Public higher education in Tennessee is provided through two separate systems, the University of Tennessee Board of Trustees (UT System), and the Tennessee Board of Regents (TBR System). The Tennessee General Assembly established the Tennessee Higher Education Commission (THEC) in 1967 to coordinate the two systems and the independent higher education institutions in Tennessee.  The governance and organizational structure indicating the relationship is shown at the THEC website.  The legal governing body for the University of Memphis is TBR. 
A. The Institutional Mission
The Tennessee Board of Regents (TBR) requires each university and college under its jurisdiction to develop an institutional mission statement as part of the system’s strategic planning process.  The UofM periodically reviews and revises its mission, a process that includes campus-wide participation.  However, final authority for approving the mission rests with TBR.  UofM is currently in the process of revising its mission,  and TBR approval is anticipated for December 2004. 
B. The Fiscal Stability of the Institution
The fiscal stability of the university is the shared responsibility of TBR, the chancellor of the system, and the president of the institution.  Fiscal stability is assured through strict adherence to and application of TBR Policy 1:03:02:00, Duties of the Presidents; numerous TBR  and university  guidelines, policies, and procedures relating to planning, budgeting, finance and administration; expenditure accountability; and internal and external audits.
Operating control of the university resides with the president as chief executive officer, who presents three detailed budgets for each fiscal year to the chancellor for review. These consist of the original budget prepared in May preceding the beginning of the fiscal year, the fall revision prepared in October of the fiscal year, and the spring revision prepared in May of the fiscal year. Once budgets have been reviewed and determined to be in compliance with TBR policies and guidelines, they are submitted to TBR through the chancellor's office. It is the responsibility of TBR, upon the chancellor's recommendation, to approve or disapprove institutional budgets. 

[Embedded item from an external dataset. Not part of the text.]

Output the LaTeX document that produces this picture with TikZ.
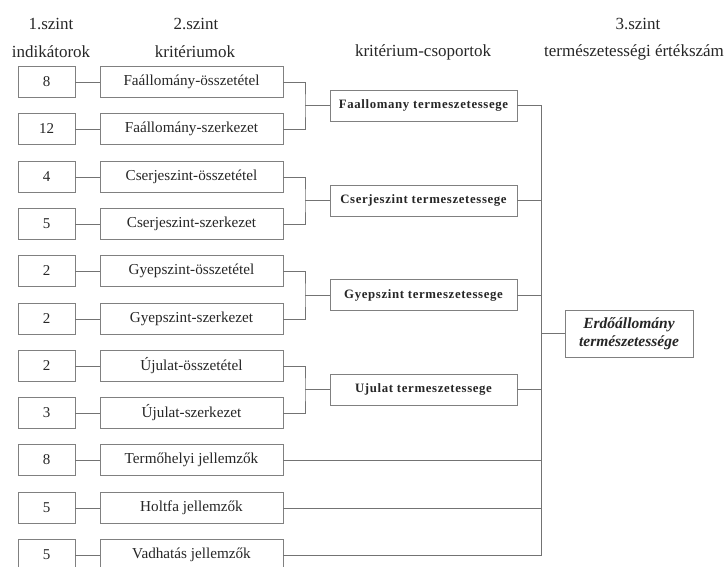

Within the university, allocation and final approval of all budgets is the responsibility of the president. The vice president for business and finance is responsible for insuring adherence to the approved budget and for maintaining appropriate records. 
The president is responsible for submitting an annual financial report to demonstrate compliance with the budget and to document the fiscal stability of the university for review by the chancellor and TBR.  State law  requires an annual audit. University annual reports are audited by the State of Tennessee Comptroller of the Treasury, Department of Audit, Division of State Audit. 

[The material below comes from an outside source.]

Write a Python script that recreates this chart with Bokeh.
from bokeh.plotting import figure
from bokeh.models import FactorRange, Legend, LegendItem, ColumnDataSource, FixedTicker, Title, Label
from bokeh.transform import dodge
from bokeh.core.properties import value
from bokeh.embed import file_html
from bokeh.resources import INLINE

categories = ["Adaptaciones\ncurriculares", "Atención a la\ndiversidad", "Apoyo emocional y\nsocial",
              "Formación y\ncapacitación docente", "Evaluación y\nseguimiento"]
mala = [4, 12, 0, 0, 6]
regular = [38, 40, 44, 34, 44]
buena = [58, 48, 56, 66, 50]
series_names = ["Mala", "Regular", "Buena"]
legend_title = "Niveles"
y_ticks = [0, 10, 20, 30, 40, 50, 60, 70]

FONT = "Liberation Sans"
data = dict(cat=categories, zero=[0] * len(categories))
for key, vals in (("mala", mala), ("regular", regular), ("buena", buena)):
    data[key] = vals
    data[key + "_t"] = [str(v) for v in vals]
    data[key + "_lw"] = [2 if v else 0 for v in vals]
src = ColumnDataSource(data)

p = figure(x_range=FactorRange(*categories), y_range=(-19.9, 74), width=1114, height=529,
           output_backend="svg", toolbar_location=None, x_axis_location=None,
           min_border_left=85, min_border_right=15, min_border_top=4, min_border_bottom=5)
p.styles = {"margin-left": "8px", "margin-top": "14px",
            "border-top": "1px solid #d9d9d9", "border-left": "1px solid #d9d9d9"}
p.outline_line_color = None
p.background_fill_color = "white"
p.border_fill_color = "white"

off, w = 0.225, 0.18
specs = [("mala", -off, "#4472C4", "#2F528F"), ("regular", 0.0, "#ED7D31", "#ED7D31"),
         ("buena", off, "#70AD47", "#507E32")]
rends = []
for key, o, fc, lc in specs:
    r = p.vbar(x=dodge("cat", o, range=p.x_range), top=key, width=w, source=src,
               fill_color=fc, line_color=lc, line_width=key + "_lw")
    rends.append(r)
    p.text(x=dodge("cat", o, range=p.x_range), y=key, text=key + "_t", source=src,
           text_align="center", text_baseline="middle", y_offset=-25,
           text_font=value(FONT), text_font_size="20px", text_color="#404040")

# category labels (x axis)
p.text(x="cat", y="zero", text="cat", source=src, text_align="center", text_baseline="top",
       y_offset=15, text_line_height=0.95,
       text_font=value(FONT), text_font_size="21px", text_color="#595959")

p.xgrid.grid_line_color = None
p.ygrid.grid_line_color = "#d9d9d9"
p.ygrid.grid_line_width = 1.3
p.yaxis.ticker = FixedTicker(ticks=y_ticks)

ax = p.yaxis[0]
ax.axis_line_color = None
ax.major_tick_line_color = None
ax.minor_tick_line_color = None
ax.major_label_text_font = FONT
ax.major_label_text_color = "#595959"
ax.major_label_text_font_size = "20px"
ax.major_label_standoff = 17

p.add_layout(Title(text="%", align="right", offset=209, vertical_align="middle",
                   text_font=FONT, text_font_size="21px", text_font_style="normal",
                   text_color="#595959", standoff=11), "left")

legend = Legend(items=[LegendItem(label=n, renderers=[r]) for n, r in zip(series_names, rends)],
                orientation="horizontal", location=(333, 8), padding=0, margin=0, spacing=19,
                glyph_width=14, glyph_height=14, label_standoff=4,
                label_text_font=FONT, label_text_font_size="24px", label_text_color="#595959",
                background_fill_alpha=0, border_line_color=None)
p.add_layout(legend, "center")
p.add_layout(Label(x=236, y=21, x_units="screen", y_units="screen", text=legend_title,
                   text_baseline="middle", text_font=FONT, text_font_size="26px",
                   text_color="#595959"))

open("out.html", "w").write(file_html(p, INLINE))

C. Institutional Policies, Including Related and Affiliated Corporate Entities and Auxiliary Services
TBR Guideline B-020 defines system-wide policies related to educational business activities, which include all auxiliary services.  By policy, auxiliary enterprises furnish services to students, faculty or staff, and charge a fee directly related to, but not necessarily equal to, the cost of the services. They are essential elements in support of the education program, and conceptually are regarded as self-supporting. The institution’s authority to establish fees for these services is described in TBR Guideline B-060 Fees, Charges, and Refunds. 
Auxiliary services at the UofM include the university bookstore, student housing, food services, copier vending, food and beverage vending, parking services, and other rentals.

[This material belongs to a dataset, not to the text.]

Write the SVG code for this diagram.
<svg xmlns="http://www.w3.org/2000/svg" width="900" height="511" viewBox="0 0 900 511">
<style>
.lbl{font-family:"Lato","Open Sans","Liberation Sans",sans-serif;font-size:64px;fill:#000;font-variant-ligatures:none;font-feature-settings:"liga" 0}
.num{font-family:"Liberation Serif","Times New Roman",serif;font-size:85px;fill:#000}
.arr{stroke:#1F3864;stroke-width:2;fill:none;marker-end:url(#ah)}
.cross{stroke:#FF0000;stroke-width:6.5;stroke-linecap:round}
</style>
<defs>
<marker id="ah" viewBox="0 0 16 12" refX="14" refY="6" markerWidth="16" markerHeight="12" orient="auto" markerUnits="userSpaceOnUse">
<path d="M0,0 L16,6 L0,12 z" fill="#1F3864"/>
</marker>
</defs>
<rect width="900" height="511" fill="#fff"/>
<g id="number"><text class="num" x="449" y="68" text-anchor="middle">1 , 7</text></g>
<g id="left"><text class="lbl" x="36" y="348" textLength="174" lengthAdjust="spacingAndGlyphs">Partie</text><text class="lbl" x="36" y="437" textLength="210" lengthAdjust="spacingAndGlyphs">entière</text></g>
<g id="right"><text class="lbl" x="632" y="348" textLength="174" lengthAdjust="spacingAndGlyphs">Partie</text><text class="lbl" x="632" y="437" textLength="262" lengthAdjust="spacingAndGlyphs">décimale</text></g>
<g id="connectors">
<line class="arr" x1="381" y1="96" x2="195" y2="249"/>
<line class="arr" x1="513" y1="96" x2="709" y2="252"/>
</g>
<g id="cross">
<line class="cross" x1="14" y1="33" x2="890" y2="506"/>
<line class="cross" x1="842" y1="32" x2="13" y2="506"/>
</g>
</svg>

The University’s Auxiliary Service unit  is responsible for managing copier vending and coordinating the contracts for the university bookstore and snack and beverage vending. The Parking Services Office,  another auxiliary unit, manages all university owned parking lots. The university’s Residence Life and Dining Services  manages student housing and the food services contract.
D. Related Foundations and Other Corporate Entities
The UofM benefits from the support of the University of Memphis Foundation and the Workforce of the Future Advanced Distributed Learning (ADL) Collaboration Laboratory (Co-Lab). Both are distinct corporate entities.
TBR Policy 4:01:07:02 authorizes the establishment of foundations as separate, not-for-profit organizations that exist “solely to support and advance the objectives of an institution” and requires a written agreement describing the “respective responsibilities and services” of the institution and the foundation.  In accordance with this policy, the University of Memphis has a formal agreement with the UofM Foundation.  The foundation’s by-laws  and policies and procedures  further define the relationship between the foundation and the UofM.
One of just five in the nation, the ADL Co-Lab will develop eLearning technologies and promote standards to help businesses develop a better trained, more productive, and more profitable workforce. The Co-Lab was established as a non-profit in the State of Tennessee in 2004,  and is housed in the FedEx Institute of Technology.